U(n + 1) = x * U(n) = (Sum_{i=2,..,n} U(i)) - U(n - 2) + x/(x - 1)

= (Sum_{i=1,..,n} U(i)) - U(n - 2) + x/(x - 1) - 1

= (Sum_{i=1,..,n} U(i)) - U(n - 2) + 1/(x - 1).

This proves the inductive case, and completes the proof of Lemma 2.1.

Let z = 1000x.

2.2. Lemma: For all positive integers n, a(n) < z * U(n).

Proof by induction:

Observe that the inequality in 2.2 holds for all n <= 6.

Assume that the inequality in 2.2 holds for all positive integers up to some fixed integer n >= 6.

a(n + 1) < (Sum_{i=1..n} a(i)) - a(n - 2) by Theorem 1.

a(n + 1) < Sum_{i=1..n, i <> n-2} a(i).

a(n + 1) < Sum_{i=1..n, i <> n-2} (z * U(i)).

a(n + 1) < z * (Sum_{i=1..n, i <> n-2} U(i)).

a(n + 1) < z * (Sum_{i=1..n} U(i) - U(n - 2)).
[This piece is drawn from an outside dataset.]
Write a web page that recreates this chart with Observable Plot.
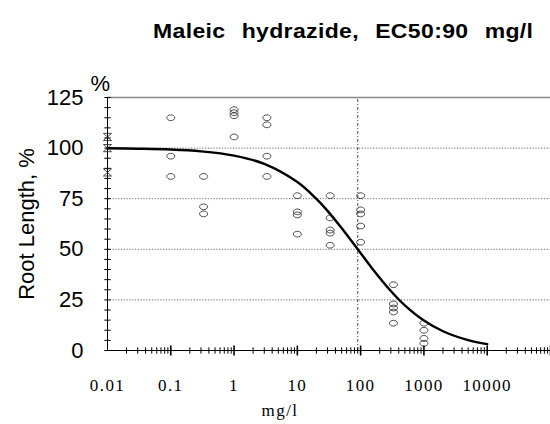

a(n + 1) < z * (Sum_{i=1..n} U(i) - U(n - 2) + 1/(x - 1)).

By Lemma 2.1, a(n + 1) < z * U(n + 1).

This completes the proof of Lemma 2.2.

For all positive integers n, a(n) < z * U(n) = (1000x) * (x^(n - 1)) = 1000 * x^n.

Therefore, a(n) = O(x^n). This completes the proof of Corollary 2.